Using Erlang hot code updates

1. rozap ◴[19 Nov 24 22:47 UTC] No.42188905[source]▶

I used to work on a pretty big elixir project that had many clients with long lived connections that ran jobs that weren't easily resumable. Our company had a language agnostic deployment strategy based on docker, etc which meant we couldn't do hot code updates even though they would have saved our customers some headache.

Honestly I wish we had had the ability to do both. Sometimes a change is so tricky that the argument that "hot code updates are complicated and it'll cause more issues than it will solve" is very true, and maybe a deploy that forces everyone to reconnect is best for that sort of change. But often times we'd deploy some mundane thing where you don't have to worry about upgrading state in a running gen server or whatever, and it'd be nice to have minimal impact.

Obviously that's even more complexity piled onto the system, but every time I pushed some minor change and caused a retry that (in a perfect world at least...) didn't need to retry, I winced a bit.

replies(1): >>42189011 #

2. ElevenLathe ◴[19 Nov 24 23:03 UTC] No.42189011[source]▶

>>42188905 (TP) #

I work in gaming and have experienced the opposite side of this: many of our services have more than one "kind" of update, each with its own caveats and gotchas, so that it takes an expert in the whole system (meaning really almost ALL of our systems) to determine which would be the least impactful possible one if nothing goes wrong.

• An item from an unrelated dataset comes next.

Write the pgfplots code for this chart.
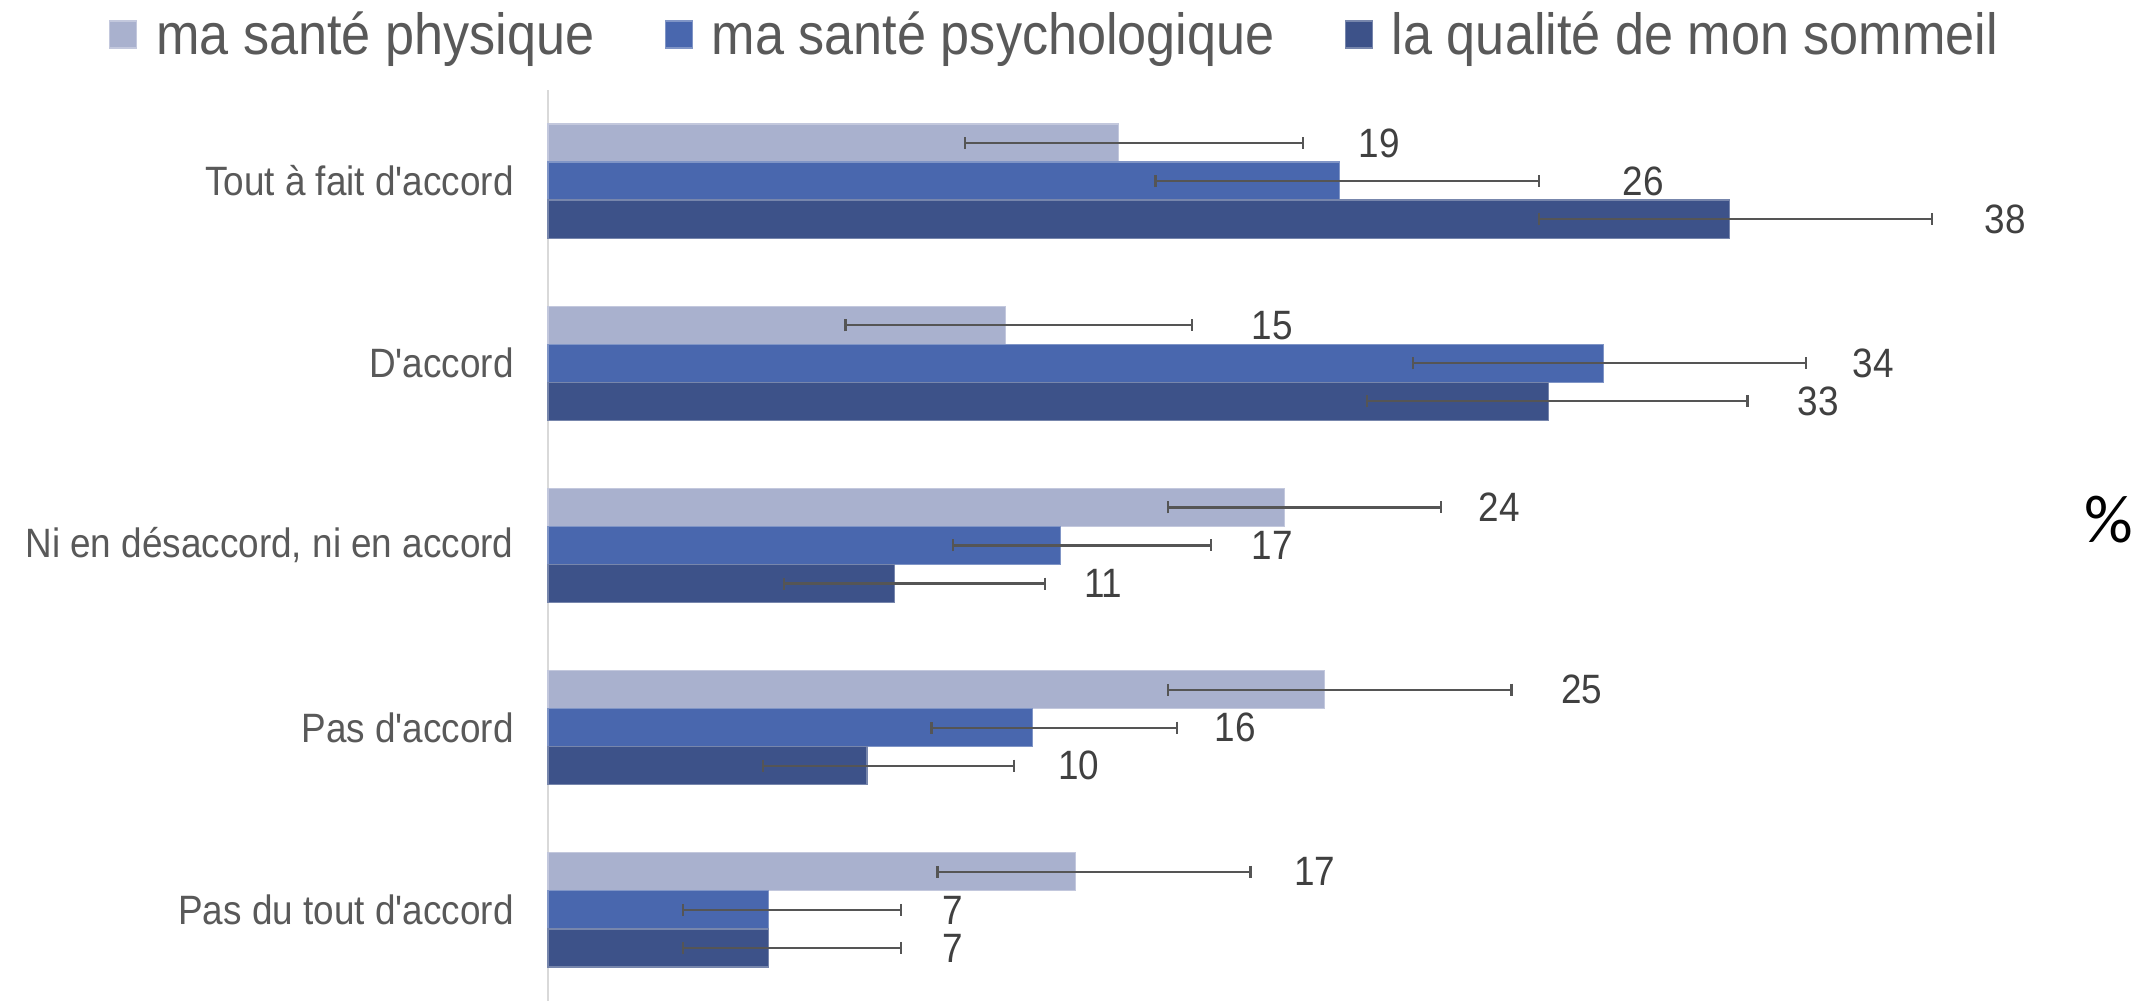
\documentclass[border=0pt]{standalone}
\usepackage{pgfplots}
\pgfplotsset{compat=1.18}
\usepackage{fontspec}
\newfontfamily\lib{Liberation Sans}[FakeStretch=0.9]
\newfontfamily\carl{Carlito}
\definecolor{cphys}{HTML}{A9B1CE}
\definecolor{cpsy}{HTML}{4967AE}
\definecolor{csom}{HTML}{3D5289}
\definecolor{ctxt}{HTML}{595959}
\definecolor{clab}{HTML}{404040}
\definecolor{caxis}{HTML}{D9D9D9}
\definecolor{cerr}{HTML}{555555}
\pgfplotsset{sqlegend/.style={legend image code/.code={\fill[##1] (0pt,-6.75pt) rectangle (13.5pt,6.75pt);}},
  myerr/.style={error bars/.cd, x dir=both, x explicit, error mark=|,
    error bar style={line width=1.15pt, draw=cerr},
    error mark options={line width=1.15pt, mark size=3pt, draw=cerr}}}

% y = category index (4 = top) shifted by +/- one bar width (0.2086)
\pgfplotstableread{
y x ep em
4.2086 18.6 6.0 5.0
3.2086 14.9 6.1 5.2
2.2086 24.0 5.1 3.8
1.2086 25.3 6.1 5.1
0.2086 17.2 5.7 4.5
}\physique
\pgfplotstableread{
y x ep em
4 25.8 6.5 6.0
3 34.4 6.6 6.2
2 16.7 4.9 3.5
1 15.8 4.7 3.3
0 7.2 4.3 2.8
}\psycho
\pgfplotstableread{
y x ep em
3.7914 38.5 6.6 6.2
2.7914 32.6 6.5 5.9
1.7914 11.3 4.9 3.6
0.7914 10.4 4.8 3.4
-0.2086 7.2 4.3 2.8
}\sommeil
\pgfplotstableread{
x y l
27.1 4.2086 19
23.6 3.2086 15
31.0 2.2086 24
33.7 1.2086 25
25.0 0.2086 17
35.7 4 26
43.2 3 34
23.6 2 17
22.4 1 16
13.2 0 7
47.5 3.7914 38
41.4 2.7914 33
18.1 1.7914 11
17.3 0.7914 10
13.2 -0.2086 7
}\labels

\begin{document}
\begin{tikzpicture}
\useasboundingbox (-274pt,0pt) rectangle (797pt,500.5pt);
\begin{axis}[
 width=767pt, height=455.5pt, scale only axis,
 xmin=0, xmax=50, ymin=-0.5, ymax=4.5,
 axis x line=none, axis y line*=left,
 y axis line style={draw=caxis, line width=1pt},
 xtick=\empty,
 ytick={0,1,2,3,4},
 yticklabels={Pas du tout d'accord, Pas d'accord, {Ni en désaccord, ni en accord}, D'accord, Tout à fait d'accord},
 major tick length=0pt,
 yticklabel style={font=\lib\fontsize{20.5}{24}\selectfont, text=ctxt, inner sep=0pt, xshift=-17pt},
 bar width=19pt,
 clip=false,
 legend columns=3,
 legend style={at={(0.331,1.061)}, anchor=center, draw=none, fill=none,
   font=\lib\fontsize{29}{34}\selectfont, text=ctxt,
   /tikz/every odd column/.append style={column sep=7.5pt},
   /tikz/every even column/.append style={column sep=33pt}},
 legend cell align=left,
]
\addplot[xbar, bar shift=0pt, fill=cphys, draw=cphys!70!white, line width=0.6pt, sqlegend, myerr]
  table[x=x, y=y, x error plus=ep, x error minus=em] {\physique};
\addlegendentry{ma santé physique}
\addplot[xbar, bar shift=0pt, fill=cpsy, draw=cpsy!70!white, line width=0.6pt, sqlegend, myerr]
  table[x=x, y=y, x error plus=ep, x error minus=em] {\psycho};
\addlegendentry{ma santé psychologique}
\addplot[xbar, bar shift=0pt, fill=csom, draw=csom!70!white, line width=0.6pt, sqlegend, myerr]
  table[x=x, y=y, x error plus=ep, x error minus=em] {\sommeil};
\addlegendentry{la qualité de mon sommeil}
\addplot[only marks, mark=none, forget plot, nodes near coords, point meta=explicit symbolic,
  nodes near coords style={anchor=center, inner sep=0pt, font=\lib\fontsize{20.5}{24}\selectfont, text=clab}]
  table[x=x, y=y, meta=l] {\labels};
\end{axis}
\node[font=\carl\fontsize{34}{40}\selectfont, text=black] at (780.5pt,240.5pt) {\%};
\end{tikzpicture}
\end{document}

Not only is there a lot of complexity and lost productivity in managing this process ("Are we sure this change is zero downtime-able?" "Does it need a schema reload?" etc) but we often get it wrong. The result is that, in practice, anything even remotely questionable gets done during a full downtime where we kick players out.

It's sometimes helpful to have the option to just restart one little corner of the full system, to minimize impact, but it is helpful to customer experience (if we don't screw it up) and very much the opposite for developer experience (it's crippling to velocity to need to discuss each change with multiple experts and determine the appropriate type of release).

replies(1): >>42189179 #

3. rozap ◴[19 Nov 24 23:26 UTC] No.42189179[source]▶

>>42189011 #

No doubt that traditional deployments are much better for dev experience at (sometimes) the cost of customer experience.

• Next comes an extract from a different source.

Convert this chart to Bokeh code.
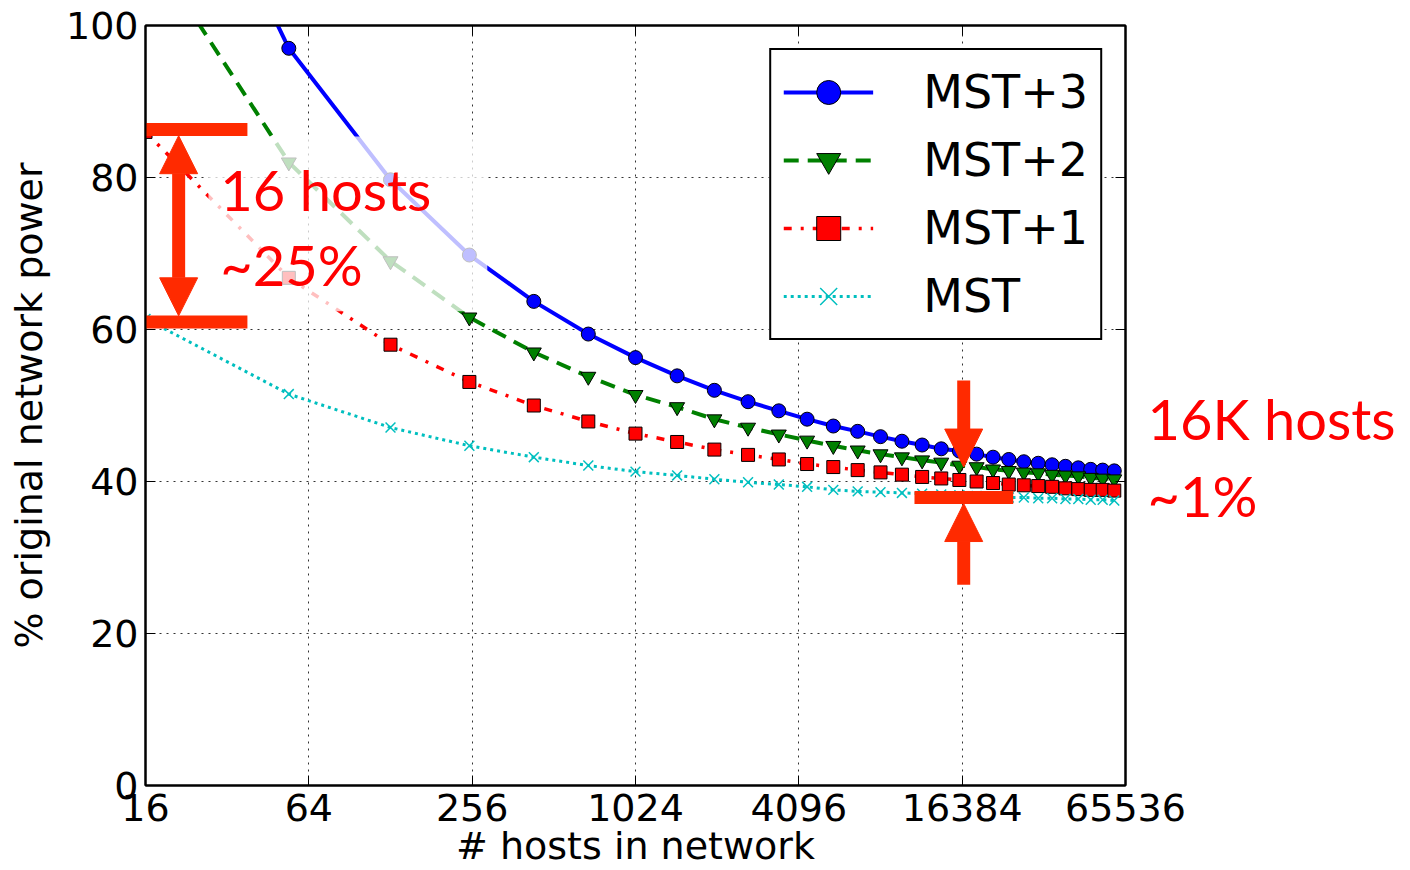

replies(2): >>42189324 #>>42189443 #

4. ElevenLathe ◴[19 Nov 24 23:48 UTC] No.42189324{3}[source]▶

>>42189179 #

One thing that would help both is deployment automation that could examine the desired changes and work out the best way to deploy them without human input. For distributed systems, this would require rock-solid contracts between individual services for all relevant scenarios, and would also require each update to be specified completely in code (or at least something machine readable), ideally in one commit. This is a level of maturity that seems elusive in gaming.

5. toast0 ◴[20 Nov 24 00:05 UTC] No.42189443{3}[source]▶

>>42189179 #

I disagree. Hot loading means I can have a very short cycle on an issue, and move onto something else. Having to think about the implications of hot loading is worth it for the rapid cycle time and not having to hold as many changes in my mind at once.